= Task description =
Quote the listing below in its entirety, omitting every image.

= Collected material =
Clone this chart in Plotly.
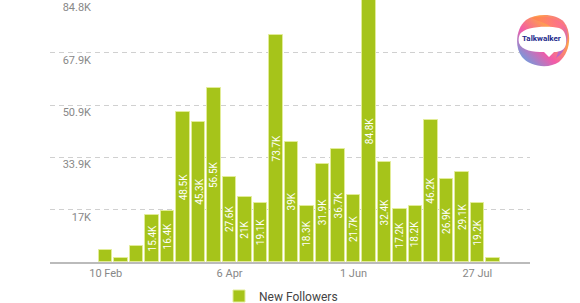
import pandas as pd
import plotly.graph_objects as go
from urllib.parse import quote

# ---- data ----
weeks = [d.strftime("%Y-%m-%d") for d in pd.date_range("2020-02-10", periods=26, freq="7D")]
new_followers = [3900, 1400, 5200, 15400, 16400, 48500, 45300, 56500, 27600, 21000,
                 19100, 73700, 39000, 18300, 31900, 36700, 21700, 84800, 32400, 17200,
                 18200, 46200, 26900, 29100, 19200, 1200]
y_tick_vals = [16960, 33920, 50880, 67840, 84800]
y_tick_text = ["17K", "33.9K", "50.9K", "67.9K", "84.8K"]
x_tick_vals = ["2020-02-10", "2020-04-06", "2020-06-01", "2020-07-27"]
x_tick_text = ["10 Feb", "6 Apr", "1 Jun", "27 Jul"]
series_name = "New Followers"


def fmt(v):
    s = f"{v/1000:.1f}".rstrip("0").rstrip(".")
    return s + "K"


labels = [fmt(v) for v in new_followers]

BAR = "#a6c41a"
WEEK_MS = 7 * 24 * 3600 * 1000

fig = go.Figure()
fig.add_trace(go.Bar(
    x=weeks, y=new_followers, name=series_name,
    marker=dict(color=BAR, line=dict(color="#e2ec98", width=1)),
    width=0.87 * WEEK_MS,
    hoverinfo="x+y",
))

# value labels centred inside the bars
ann = []
for d, v, t in zip(weeks, new_followers, labels):
    if v < 10000:
        continue
    ann.append(dict(x=d, y=v / 2, xref="x", yref="y", text=t, textangle=-90,
                    showarrow=False, font=dict(family="Roboto", size=10, color="white")))

# logo text
ann.append(dict(x=(541 - 50) / 480, y=(262 - 39) / 262, xref="paper", yref="paper",
                xanchor="center", yanchor="middle",
                text="<b>Talkwalker</b>", showarrow=False,
                font=dict(family="Roboto", size=8, color="#1d2a8c")))

svg = """<svg xmlns='http://www.w3.org/2000/svg' viewBox='0 0 60 56' width='60' height='56' preserveAspectRatio='none'>
<defs>
<linearGradient id='g1' x1='0' y1='1' x2='1' y2='0'>
<stop offset='0' stop-color='#3fb6f2'/>
<stop offset='0.4' stop-color='#f25aa8'/>
<stop offset='0.7' stop-color='#ffa24a'/>
<stop offset='1' stop-color='#f25aa8'/>
</linearGradient>
<linearGradient id='g2' x1='0' y1='0' x2='1' y2='1'>
<stop offset='0' stop-color='#ff8a3d' stop-opacity='0.85'/>
<stop offset='0.5' stop-color='#ff5fa8' stop-opacity='0.5'/>
<stop offset='1' stop-color='#7a5cff' stop-opacity='0.8'/>
</linearGradient>
</defs>
<path d='M14 8 C 24 1, 44 1, 52 10 C 60 20, 59 40, 47 50 C 37 57, 18 55, 10 45 C 2 35, 4 16, 14 8 Z' fill='url(#g1)'/>
<path d='M20 6 C 32 2, 48 6, 54 16 C 58 26, 54 40, 44 46 C 50 34, 46 18, 34 12 C 28 9, 22 8, 20 6 Z' fill='url(#g2)'/>
<path d='M8 22 C 12 15, 34 13, 47 16 C 53 18, 55 25, 54 32 C 53 38, 48 40, 42 40 L 37 45 L 32 40 C 21 40, 10 39, 7 31 C 6 27, 7 24, 8 22 Z' fill='white'/>
</svg>"""
logo_src = "data:image/svg+xml;charset=utf-8," + quote(svg)

x0 = pd.Timestamp("2020-02-10") - pd.Timedelta(days=7 * 3.6)
x1 = pd.Timestamp("2020-02-10") + pd.Timedelta(days=7 * 27.4)

fig.update_layout(
    width=580, height=303,
    margin=dict(l=50, r=50, t=0, b=41, autoexpand=False),
    paper_bgcolor="white", plot_bgcolor="white",
    font=dict(family="Roboto", color="#888888", size=11),
    bargap=0,
    annotations=ann,
    images=[dict(source=logo_src, xref="paper", yref="paper",
                 x=(512 - 50) / 480, y=(262 - 12) / 262,
                 sizex=60 / 480, sizey=56 / 262, xanchor="left", yanchor="top",
                 sizing="stretch", layer="above")],
    showlegend=True,
    legend=dict(orientation="h", x=(281 - 50) / 480, xanchor="center",
                yref="container", y=(303 - 296) / 303, yanchor="middle",
                font=dict(family="Roboto", size=12, color="#444444"), bgcolor="rgba(0,0,0,0)"),
    xaxis=dict(type="date", range=[x0, x1], tickvals=x_tick_vals, ticktext=x_tick_text,
               showgrid=False, zeroline=False, showline=True, linecolor="#bbbbbb", linewidth=1.5,
               ticks="", tickfont=dict(size=11, color="#888888")),
    yaxis=dict(range=[0, 84950], tickvals=y_tick_vals, ticktext=y_tick_text,
               anchor="free", position=(91 - 50) / 480,
               showgrid=True, gridcolor="#d0d0d0", gridwidth=1, griddash="5px,4px",
               zeroline=False, showline=False, ticks="",
               ticklabelshift=7, tickfont=dict(size=11, color="#888888")),
)

fig.write_html("out.html")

= Expected answer =
Clone this chart in Plotly.
import pandas as pd
import plotly.graph_objects as go
from urllib.parse import quote

# ---- data ----
weeks = [d.strftime("%Y-%m-%d") for d in pd.date_range("2020-02-10", periods=26, freq="7D")]
new_followers = [3900, 1400, 5200, 15400, 16400, 48500, 45300, 56500, 27600, 21000,
                 19100, 73700, 39000, 18300, 31900, 36700, 21700, 84800, 32400, 17200,
                 18200, 46200, 26900, 29100, 19200, 1200]
y_tick_vals = [16960, 33920, 50880, 67840, 84800]
y_tick_text = ["17K", "33.9K", "50.9K", "67.9K", "84.8K"]
x_tick_vals = ["2020-02-10", "2020-04-06", "2020-06-01", "2020-07-27"]
x_tick_text = ["10 Feb", "6 Apr", "1 Jun", "27 Jul"]
series_name = "New Followers"


def fmt(v):
    s = f"{v/1000:.1f}".rstrip("0").rstrip(".")
    return s + "K"


labels = [fmt(v) for v in new_followers]

BAR = "#a6c41a"
WEEK_MS = 7 * 24 * 3600 * 1000

fig = go.Figure()
fig.add_trace(go.Bar(
    x=weeks, y=new_followers, name=series_name,
    marker=dict(color=BAR, line=dict(color="#e2ec98", width=1)),
    width=0.87 * WEEK_MS,
    hoverinfo="x+y",
))

# value labels centred inside the bars
ann = []
for d, v, t in zip(weeks, new_followers, labels):
    if v < 10000:
        continue
    ann.append(dict(x=d, y=v / 2, xref="x", yref="y", text=t, textangle=-90,
                    showarrow=False, font=dict(family="Roboto", size=10, color="white")))

# logo text
ann.append(dict(x=(541 - 50) / 480, y=(262 - 39) / 262, xref="paper", yref="paper",
                xanchor="center", yanchor="middle",
                text="<b>Talkwalker</b>", showarrow=False,
                font=dict(family="Roboto", size=8, color="#1d2a8c")))

svg = """<svg xmlns='http://www.w3.org/2000/svg' viewBox='0 0 60 56' width='60' height='56' preserveAspectRatio='none'>
<defs>
<linearGradient id='g1' x1='0' y1='1' x2='1' y2='0'>
<stop offset='0' stop-color='#3fb6f2'/>
<stop offset='0.4' stop-color='#f25aa8'/>
<stop offset='0.7' stop-color='#ffa24a'/>
<stop offset='1' stop-color='#f25aa8'/>
</linearGradient>
<linearGradient id='g2' x1='0' y1='0' x2='1' y2='1'>
<stop offset='0' stop-color='#ff8a3d' stop-opacity='0.85'/>
<stop offset='0.5' stop-color='#ff5fa8' stop-opacity='0.5'/>
<stop offset='1' stop-color='#7a5cff' stop-opacity='0.8'/>
</linearGradient>
</defs>
<path d='M14 8 C 24 1, 44 1, 52 10 C 60 20, 59 40, 47 50 C 37 57, 18 55, 10 45 C 2 35, 4 16, 14 8 Z' fill='url(#g1)'/>
<path d='M20 6 C 32 2, 48 6, 54 16 C 58 26, 54 40, 44 46 C 50 34, 46 18, 34 12 C 28 9, 22 8, 20 6 Z' fill='url(#g2)'/>
<path d='M8 22 C 12 15, 34 13, 47 16 C 53 18, 55 25, 54 32 C 53 38, 48 40, 42 40 L 37 45 L 32 40 C 21 40, 10 39, 7 31 C 6 27, 7 24, 8 22 Z' fill='white'/>
</svg>"""
logo_src = "data:image/svg+xml;charset=utf-8," + quote(svg)

x0 = pd.Timestamp("2020-02-10") - pd.Timedelta(days=7 * 3.6)
x1 = pd.Timestamp("2020-02-10") + pd.Timedelta(days=7 * 27.4)

fig.update_layout(
    width=580, height=303,
    margin=dict(l=50, r=50, t=0, b=41, autoexpand=False),
    paper_bgcolor="white", plot_bgcolor="white",
    font=dict(family="Roboto", color="#888888", size=11),
    bargap=0,
    annotations=ann,
    images=[dict(source=logo_src, xref="paper", yref="paper",
                 x=(512 - 50) / 480, y=(262 - 12) / 262,
                 sizex=60 / 480, sizey=56 / 262, xanchor="left", yanchor="top",
                 sizing="stretch", layer="above")],
    showlegend=True,
    legend=dict(orientation="h", x=(281 - 50) / 480, xanchor="center",
                yref="container", y=(303 - 296) / 303, yanchor="middle",
                font=dict(family="Roboto", size=12, color="#444444"), bgcolor="rgba(0,0,0,0)"),
    xaxis=dict(type="date", range=[x0, x1], tickvals=x_tick_vals, ticktext=x_tick_text,
               showgrid=False, zeroline=False, showline=True, linecolor="#bbbbbb", linewidth=1.5,
               ticks="", tickfont=dict(size=11, color="#888888")),
    yaxis=dict(range=[0, 84950], tickvals=y_tick_vals, ticktext=y_tick_text,
               anchor="free", position=(91 - 50) / 480,
               showgrid=True, gridcolor="#d0d0d0", gridwidth=1, griddash="5px,4px",
               zeroline=False, showline=False, ticks="",
               ticklabelshift=7, tickfont=dict(size=11, color="#888888")),
)

fig.write_html("out.html")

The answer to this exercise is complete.